The suit coat has a full, draped chest and narrow notched lapels that gently roll down to the low top button. The shoulders are natural with roped sleeve heads. The coat has four-button cuffs, jetted pockets and no vents at the back. The sleek vent-less look may have been chosen for the helicopter chase scene so that the back of the coat wouldn’t be flapping about with all the running around. In the similar and inspirational crop dusting scene in North By Northwest, Cary Grant also wears a non-vented suit.


The trousers have Connery’s typical double forward pleats, side button-tabs and tapered legs with turn-ups. The pale blue poplin shirt is made by Turnbull & Asser and features their classic spread collar, a front placket and two-button turnback cuffs. Connery wears his typical navy blue grenadine tie, which is tied in a four-in-hand knot, and folded white linen pocket square typical of the early Bond film. His shoes are black three-eyelet derbys with a cap-toe design.


When we first see James Bond in this suit he is carrying a black and white herringbone topcoat. All we can see of this topcoat besides the close-up shot of the cloth is that it’s rather short, so it’s probably a three-quarter length coat, and that is has a fly front, peaked lapels and a breast pocket welt. The fly front means that it is a single-breasted coat, despite having peaked lapels. The James Bond 007 Facebook page posted a behind-the scenes shot of Connery wearing this coat, which confirms the style of the coat that I was able to decipher from the little we see of the coat in the film.


See the cloth of both the coat and the suit jacket in the image below.



  1. Matt,

    Thanks for covering this suit. This has long been one of my favorites – the prototypical Connery look (minus the double vents). The post was, as they all are, very informative. Keep up the great work. I look forward to further updates. Best, Christian.

  2. Connery is the best dressed Bond by far. His look dates the least (despite the cut) because they put him in timeless colour combinations and didn't make him stand out as fashionable.

    What part is the top picture from? I don't remember him standing up and pointing his PPK at either Red or Tatyana. Admittedly, my memory of the movie is somewhat fuzzy.

  3. I definitely need to watch the movie again…

    By the way, I love the soft look Connery's collars and cuffs have in these movies. Fusing could never look that good.

  4. This is my second favourite Connery suit after the Navy herringbone in Goldfinger. Good work Matt. Can I make a request? How about an appraisal of Red Grant's suit? It seems like he is a less polished shadow of Bond (as many villains are); he drinks red wine with fish and does not look as tidy. I would be interested to see the odd villain (or friend) piece. For instance Kronstein's midnight blue dinner jacket for playing chess…

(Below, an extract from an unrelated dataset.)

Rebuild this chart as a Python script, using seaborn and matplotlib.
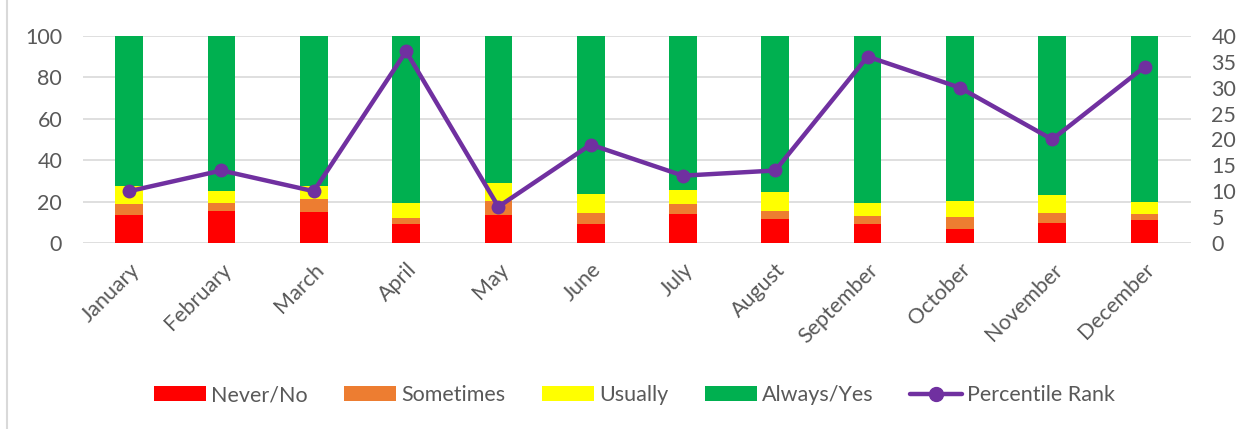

  5. I am having a hard time in distinguishing some shades of grey, Matt. Would you call this a dark grey suit, and the pick-and-pick suit in TWINE a medium grey one, or would you consider both to be dark grey ? Or else ? Thanks !

  6. Is there anyway you could do a post on what bond is carrying in his briefcase when he pulls out the ppk? The shot last for around five seconds. It’s the scene where is about to have dinner with grant.

    • What type of watch were you planning to pair the strap with? The one Connery wears is a Rolex ref. 6538 if I’m not mistaken.

  7. Probably the same as connery does. However it does not mean I incorporate my own choices in the straps. An example of that would be the gruen.

  8. Hello Matt, hope you are well. I enjoyed this post and it got me thinking. I like for my collar to reach under my jacket so that the end does not show when it is buttoned up. Of course this is affected by the construction of the collar (I wear a spread collar with 3″ length points and roughly 5″ spread). However I wonder about the impact of the shape of the jacket itself. When buttoned up the jacket creates an “upside-down” isosceles triangle and I imagine that if that is narrower that also helps keep the collar points under the jacket. What are the rules surrounding this triangle, and am I right to say that Connery’s conduit cut suits had a particularly narrow one?